= NBA Films for Fans =

NBA Films for Fans is a Canadian short film anthology, which premiered in 2021. Funded by the Ontario Lottery and Gaming Corporation to celebrate the 75th anniversary of the first-ever National Basketball Association game between the Toronto Huskies and the New York Knickerbockers at Maple Leaf Gardens in 1946, the project commissioned five emerging Canadian black, indigenous and people of colour filmmakers to create short documentary films about basketball.

The only rules that the filmmakers were given were that the film could be no longer than seven minutes and 50 seconds in length, and that it had to incorporate footage from the NBA archives.

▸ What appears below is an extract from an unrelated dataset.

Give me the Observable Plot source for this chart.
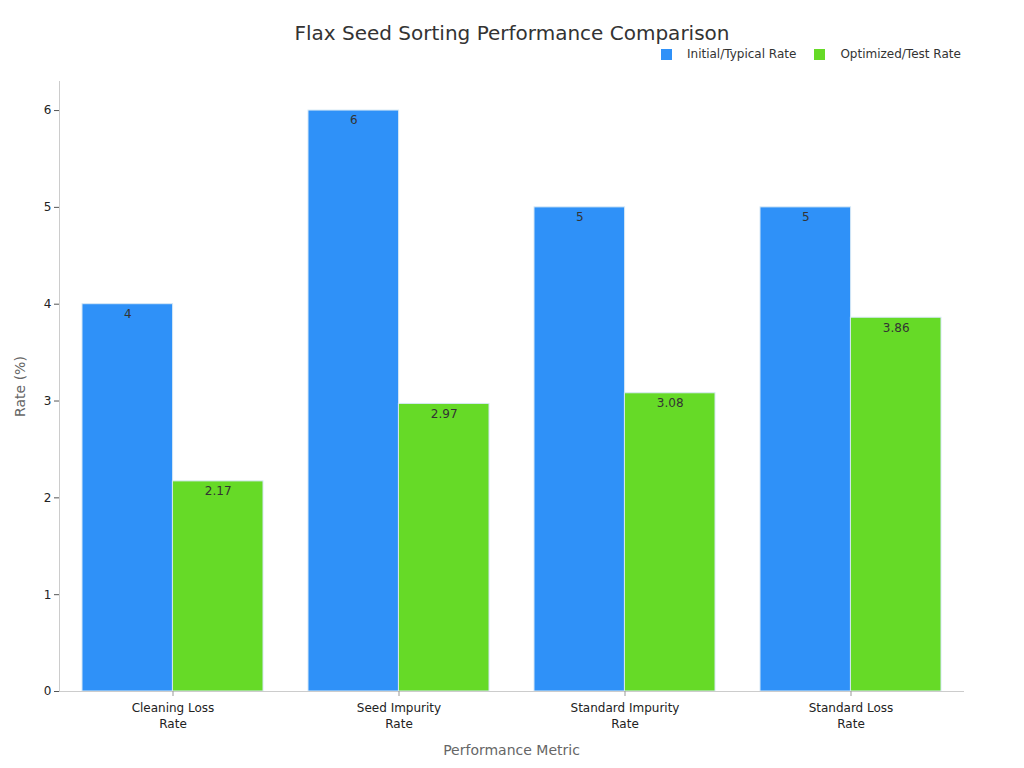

The films premiered on September 17, 2021, as a special event at the 2021 Toronto International Film Festival. They were subsequently released to the web on a dedicated free online streaming platform.

==Films==
- "Born Identities" — Kathleen Jayme: The history of the creation of the Toronto Raptors and Vancouver Grizzlies logos in 1995.
- "Inheritance" — Shawn Gerrard: An exploration of the love of basketball as a bonding experience in families.
- "Shorty" — Romeo Candido: A young girl who is discouraged when she realizes that she is the shortest person at her local basketball tryouts is inspired when her father tells her the history of several shorter players who have excelled in the NBA.
- "The Shot" — S.M. Turrell: Kawhi Leonard's Game 7 buzzer beater shot in the Eastern Conference Semifinals of the 2019 NBA playoffs.
- "Draft Day" — Thyrone Tommy: Several Canadian NBA hopefuls await word about their futures on the day of the NBA draft.